How Can We Keep Genetic Data Safe?

In light of how easy it is to identify people based on their DNA, researchers suggest ways to protect genetic information.


Genetic information uploaded to a website is now used to help identify criminals. This technique, employed by law enforcement to solve the Golden State Killer case, took genetic material from the crime scene and compared it to publicly available genetic information on third party website GEDmatch.

Inspired by how the Golden State Killer was caught, researchers set out to see just how easy it is to identify individuals by searching databases and finding genetic matches through distant relatives. The paper out today in Science Magazine also proposes a way to protect genetic information.

“We want people to discover their genetic data,” said the paper’s lead author, Yaniv Erlich, a computer scientist at Columbia University and Chief Science Officer at MyHeritage, a genealogy and DNA testing company. “But we have to think about how to keep people safe and prevent issues.”

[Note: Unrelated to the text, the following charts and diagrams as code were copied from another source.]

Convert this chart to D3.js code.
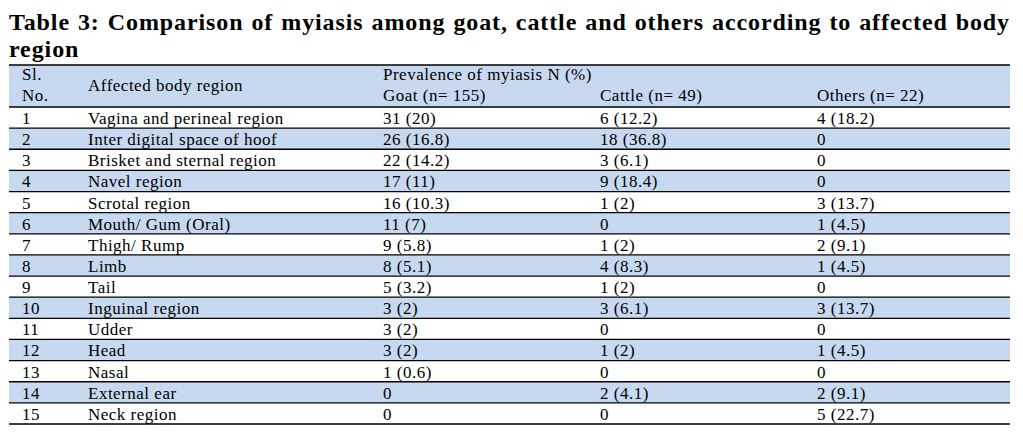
<!DOCTYPE html>
<html>
<head>
<meta charset="utf-8">
<script src="https://cdn.jsdelivr.net/npm/d3@7"></script>
<style>
  html, body { margin: 0; padding: 0; background: #fff; }
  svg text { font-family: "Liberation Serif", "Times New Roman", serif; fill: #000; }
</style>
</head>
<body>
<div id="chart"></div>
<script>
// Table 3 values
const slNo = [1, 2, 3, 4, 5, 6, 7, 8, 9, 10, 11, 12, 13, 14, 15];
const regions = [
  "Vagina and perineal region", "Inter digital space of hoof", "Brisket and sternal region",
  "Navel region", "Scrotal region", "Mouth/ Gum (Oral)", "Thigh/ Rump", "Limb", "Tail",
  "Inguinal region", "Udder", "Head", "Nasal", "External ear", "Neck region"
];
const goatN = [31, 26, 22, 17, 16, 11, 9, 8, 5, 3, 3, 3, 1, 0, 0];
const goatPct = ["20", "16.8", "14.2", "11", "10.3", "7", "5.8", "5.1", "3.2", "2", "2", "2", "0.6", "", ""];
const cattleN = [6, 18, 3, 9, 1, 0, 1, 4, 1, 3, 0, 1, 0, 2, 0];
const cattlePct = ["12.2", "36.8", "6.1", "18.4", "2", "", "2", "8.3", "2", "6.1", "", "2", "", "4.1", ""];
const othersN = [4, 0, 0, 0, 3, 1, 2, 1, 0, 3, 0, 1, 0, 2, 5];
const othersPct = ["18.2", "", "", "", "13.7", "4.5", "9.1", "4.5", "", "13.7", "", "4.5", "", "9.1", "22.7"];
const groupLabels = ["Goat (n= 155)", "Cattle (n= 49)", "Others (n= 22)"];
const titleLines = [
  "Table 3: Comparison of myiasis among goat, cattle and others according to affected body",
  "region"
];

const W = 1023, H = 437;
const left = 9, right = 1010;
const headTop = 65, headBottom = 107, tableBottom = 424;
const blue = "#c6d9f1";

const fmt = (n, p) => n === 0 ? "0" : `${n} (${p})`;
const rows = slNo.map((s, i) => ({
  sl: s, region: regions[i],
  goat: fmt(goatN[i], goatPct[i]),
  cattle: fmt(cattleN[i], cattlePct[i]),
  others: fmt(othersN[i], othersPct[i])
}));

const cols = ["sl", "region", "goat", "cattle", "others"];
const x = d3.scaleOrdinal().domain(cols).range([22, 88, 383, 600, 817]);
const y = d3.scaleBand().domain(slNo).range([headBottom, tableBottom]);

const svg = d3.select("#chart").append("svg")
  .attr("width", W).attr("height", H).attr("viewBox", `0 0 ${W} ${H}`);

// title, first line justified to the table width
svg.selectAll("text.title").data(titleLines).join("text")
  .attr("class", "title")
  .attr("x", left).attr("y", (d, i) => 30 + i * 27)
  .attr("font-size", 24).attr("font-weight", "bold")
  .attr("letter-spacing", 0.9)
  .text(d => d)
  .each(function (d, i) {
    if (i > 0) return;
    const gaps = d.split(" ").length - 1;
    const extra = (right - left) - this.getComputedTextLength();
    d3.select(this).attr("word-spacing", extra / gaps);
  });

// header band
svg.append("rect")
  .attr("x", left).attr("y", headTop).attr("width", right - left).attr("height", headBottom - headTop)
  .attr("fill", blue);

// striped rows (even rows shaded)
svg.selectAll("rect.row").data(rows).join("rect").attr("class", "row")
  .attr("x", left).attr("width", right - left)
  .attr("y", d => y(d.sl)).attr("height", y.bandwidth())
  .attr("fill", d => d.sl % 2 === 0 ? blue : "#fff");

// rules
const rules = [headTop, headBottom].concat(slNo.map(s => y(s) + y.bandwidth()));
svg.selectAll("line.rule").data(rules).join("line").attr("class", "rule")
  .attr("x1", left).attr("x2", right)
  .attr("y1", d => d).attr("y2", d => d)
  .attr("stroke", "#000").attr("stroke-width", 1.3);

// header text
const head = svg.append("g").attr("font-size", 17).attr("letter-spacing", 0.5);
head.append("text").attr("x", x("sl")).attr("y", 80).text("Sl.");
head.append("text").attr("x", x("sl")).attr("y", 101).text("No.");
head.append("text").attr("x", x("region")).attr("y", 91).text("Affected body region");
head.append("text").attr("x", x("goat")).attr("y", 80).text("Prevalence of myiasis N (%)");
head.selectAll("text.grp").data(groupLabels).join("text").attr("class", "grp")
  .attr("x", (d, i) => x(cols[i + 2])).attr("y", 101).text(d => d);

// body cells
const body = svg.append("g").attr("font-size", 17).attr("letter-spacing", 0.5);
cols.forEach(c => {
  body.selectAll(`text.c-${c}`).data(rows).join("text").attr("class", `c-${c}`)
    .attr("x", x(c))
    .attr("y", d => y(d.sl) + 17)
    .text(d => d[c]);
});
</script>
</body>
</html>
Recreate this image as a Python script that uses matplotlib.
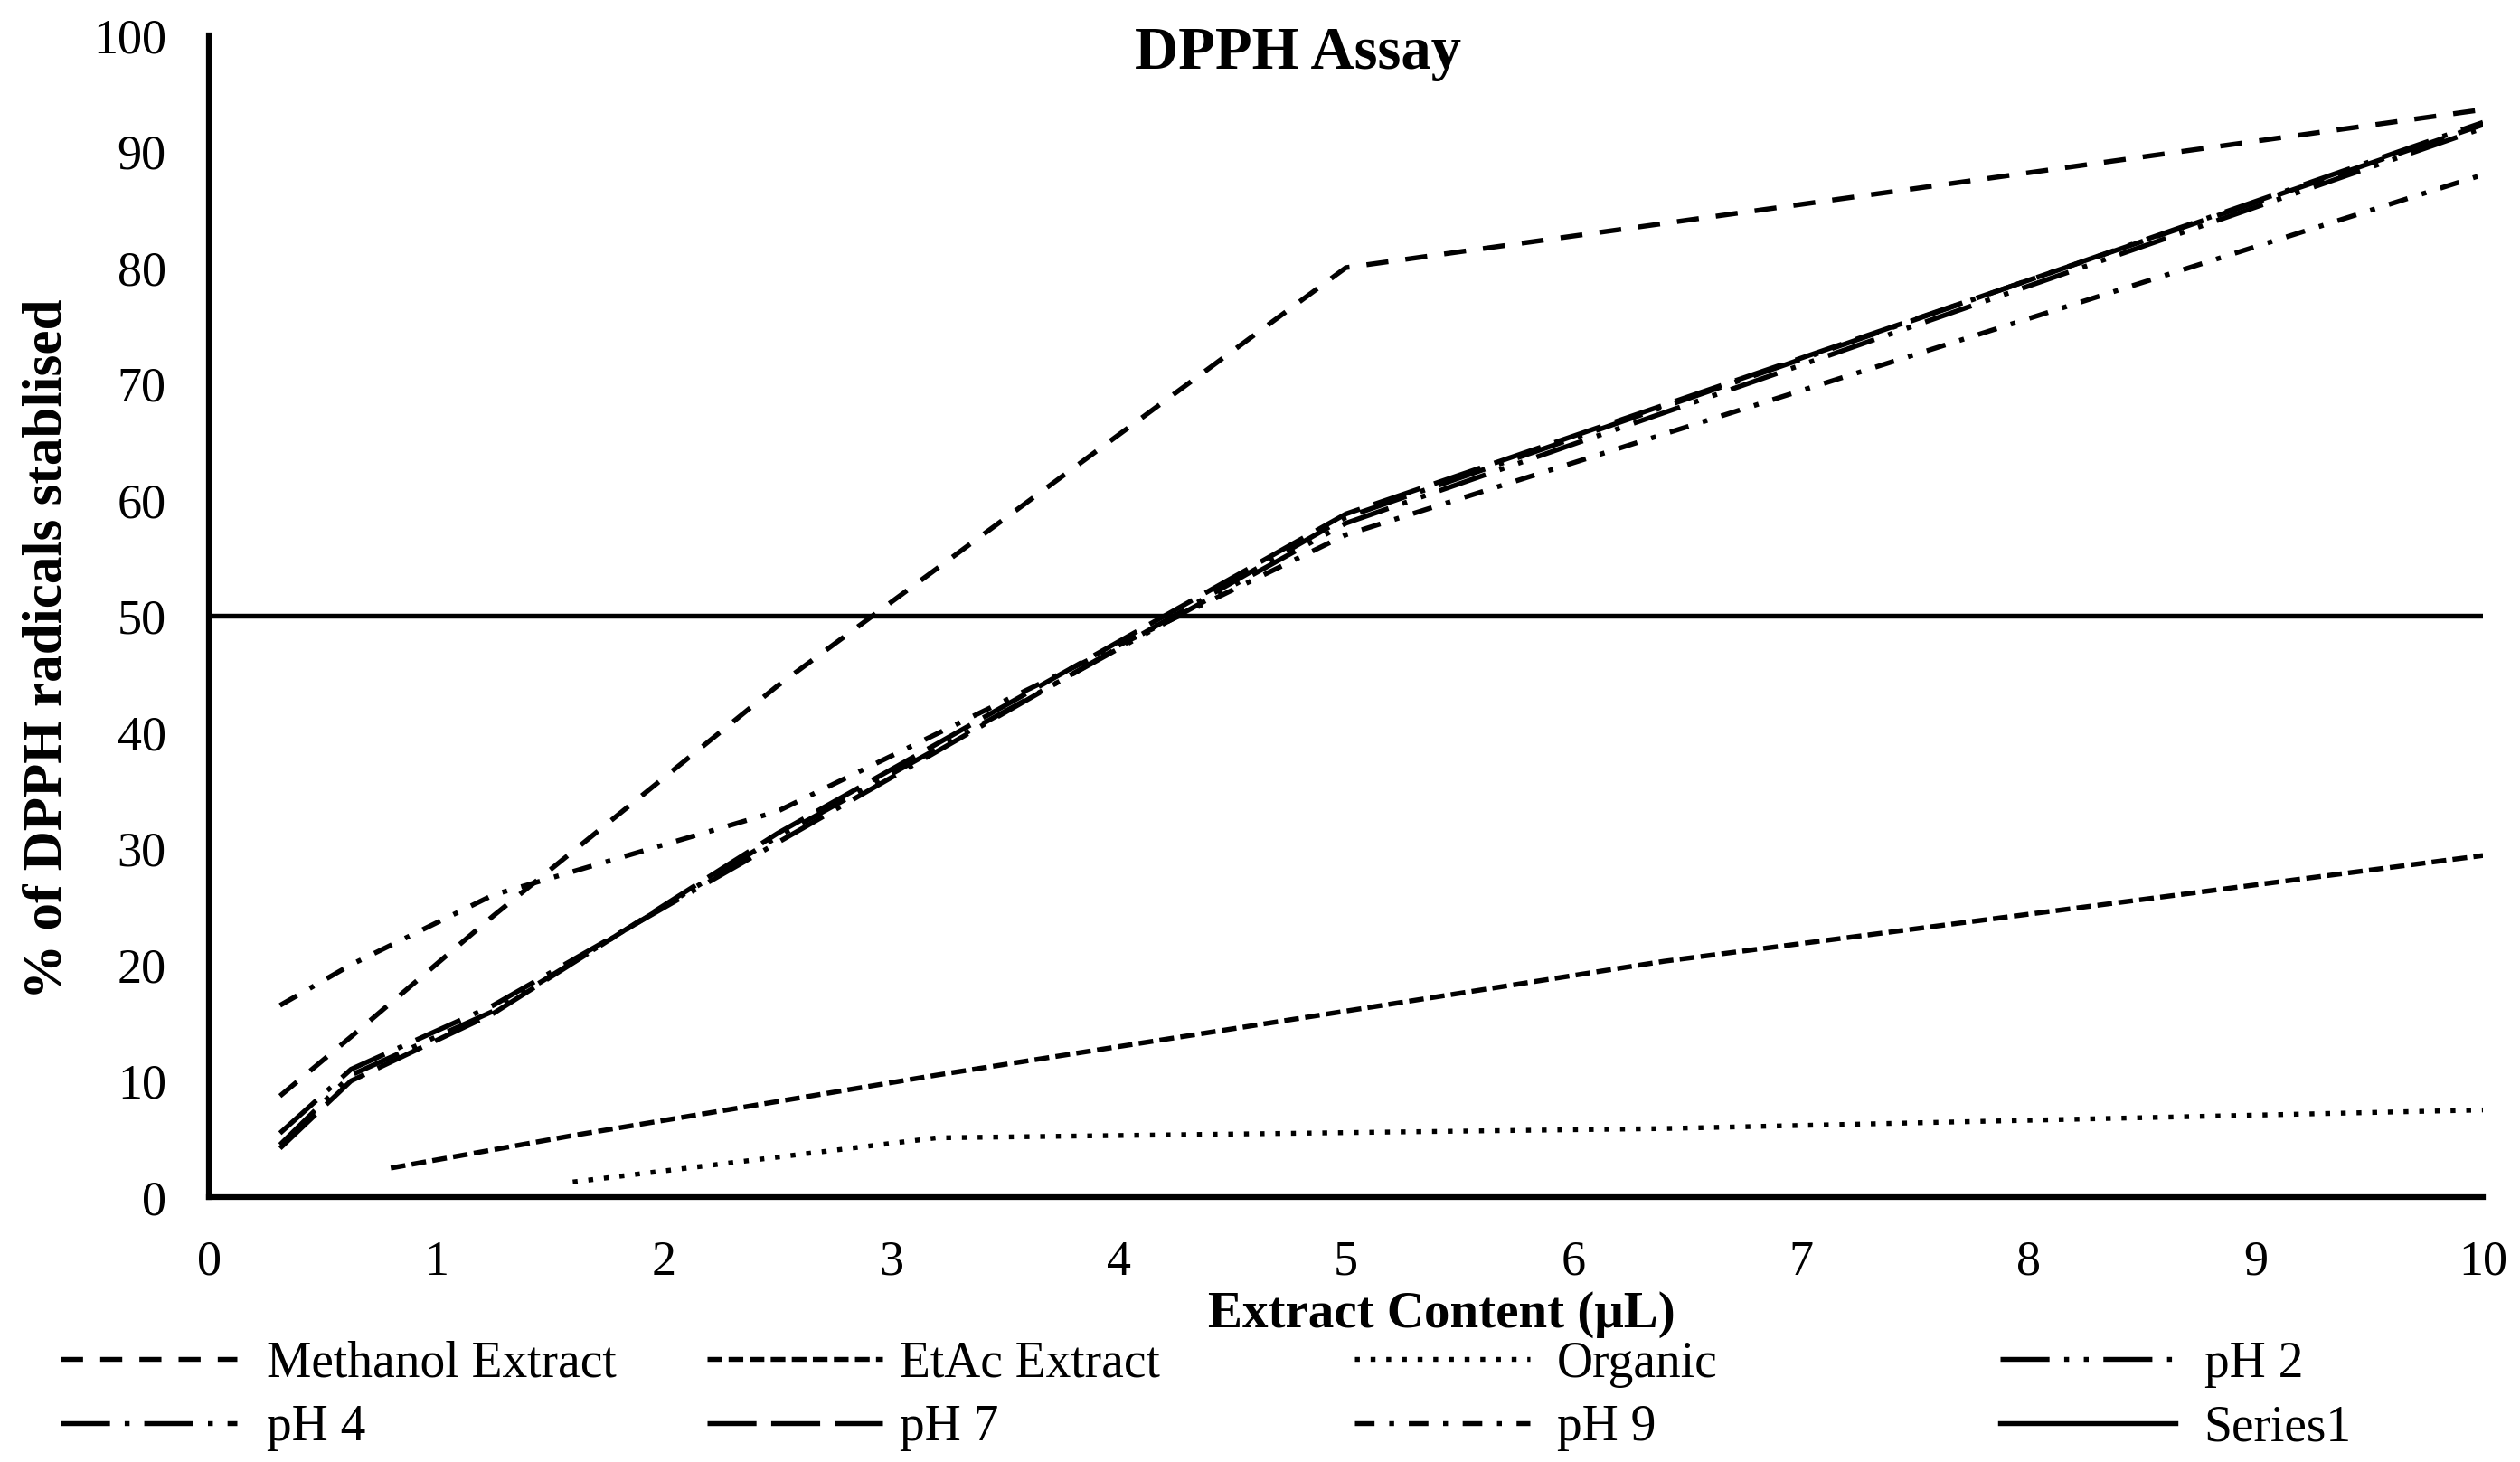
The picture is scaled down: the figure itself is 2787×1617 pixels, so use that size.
import matplotlib
matplotlib.use("Agg")
import matplotlib.pyplot as plt
from matplotlib.lines import Line2D

plt.rcParams['font.family'] = ['Liberation Serif', 'DejaVu Serif']

# data
x_dil = [0.3125, 0.625, 1.25, 2.5, 5, 10]
methanol = [8.7, 13.8, 24.2, 44.0, 80.0, 93.6]
ph2 = [4.5, 10.5, 16.0, 31.0, 58.0, 92.0]
ph4 = [5.5, 11.0, 16.5, 30.5, 58.5, 92.5]
ph7 = [4.2, 10.0, 15.8, 31.3, 58.8, 92.3]
ph9 = [16.5, 20.0, 26.0, 33.2, 57.0, 88.0]

x_etac = [0.8, 1.6, 3.2, 6.4, 10]
etac = [2.5, 5.3, 10.5, 20.3, 29.4]

x_org = [1.6, 3.2, 6.4, 10]
organic = [1.3, 5.1, 5.9, 7.5]

x_s1 = [0, 10]
series1 = [50, 50]

labels = ['Methanol Extract', 'EtAc Extract', 'Organic', 'pH 2',
          'pH 4', 'pH 7', 'pH 9', 'Series1']

lw = 3.9
styles = {
    'Methanol Extract': (0, (4.5, 3.5)),
    'EtAc Extract': (0, (3, 1.3)),
    'Organic': (0, (1, 2.2)),
    'pH 2': (0, (10, 3, 1, 3, 1, 3)),
    'pH 4': (0, (10, 3, 1, 3)),
    'pH 7': (0, (10, 3)),
    'pH 9': (0, (4, 3, 1, 3)),
    'Series1': '-',
}

fig = plt.figure(figsize=(27.87, 16.17), dpi=100)
ax = fig.add_axes([0.0829, 0.1812, 0.9024, 0.7947])

series = [
    ('Methanol Extract', x_dil, methanol),
    ('EtAc Extract', x_etac, etac),
    ('Organic', x_org, organic),
    ('pH 2', x_dil, ph2),
    ('pH 4', x_dil, ph4),
    ('pH 7', x_dil, ph7),
    ('pH 9', x_dil, ph9),
    ('Series1', x_s1, series1),
]
for name, xs, ys in series:
    ax.plot(xs, ys, color='black', lw=lw, linestyle=styles[name], label=name)

ax.set_xlim(0, 10)
ax.set_ylim(0, 100)
ax.set_xticks(range(0, 11))
ax.set_yticks(range(0, 101, 10))
ax.tick_params(length=0, labelsize=39, pad=34)
for s in ['top', 'right']:
    ax.spines[s].set_visible(False)
for s in ['left', 'bottom']:
    ax.spines[s].set_linewidth(4.5)

fig.text(0.515, 0.9635, 'DPPH Assay', ha='center', va='center',
         fontsize=48, fontweight='bold')
fig.text(0.572, 0.101, 'Extract Content (μL)', ha='center', va='center',
         fontsize=41, fontweight='bold')
fig.text(0.019, 0.556, '% of DPPH radicals stablised', ha='center',
         va='center', rotation=90, fontsize=44, fontweight='bold')

# legend: 4 columns, 2 rows, row-major order
handles = {name: Line2D([], [], color='black', lw=lw, linestyle=styles[name])
           for name in labels}
col_x = [0.0242, 0.2806, 0.5375, 0.7937]
pads = [0.6, 0.34, 0.53, 0.56]
for i in range(4):
    names = [labels[i], labels[i + 4]]
    fig.legend([handles[n] for n in names], names, loc='upper left',
               bbox_to_anchor=(col_x[i], 0.083), frameon=False,
               fontsize=40, handlelength=3.5, handletextpad=pads[i],
               borderpad=0, borderaxespad=0, labelspacing=0.33)

fig.savefig('out.png', dpi=100)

Commercially available genetic tests are increasingly popular and users can opt to have their information used by genetic testing companies. Companies like 23andMe have used customer’s data for research to discover therapeutics and come up with hypothesis to make medicines. People can also upload their genetic information to third party websites, such as GEDmatch and DNA.Land, to find long-lost relatives.

With these scenarios, the data is used for good but what about the opposite? The situation can easily be switched, which could prove harmful for those who work covert operations (aka spies) and need their identities to remain secret.

Erlich shared that it takes roughly a day and a half to sift through a dataset of 1.28 million individuals to identify a third cousin. This is especially true for people of European descent in the United States. Then, based on sex, age and area of residence it is easy to get down to 40 individuals. At that point, the information can be used as an investigative lead.

To alleviate the situation and protect people, the researchers propose that raw data should be cryptographically encrypted and only those with the right key can view and use the data.

“Things are complicated but with the right strategy and policy we can mitigate the risks,” said Erlich.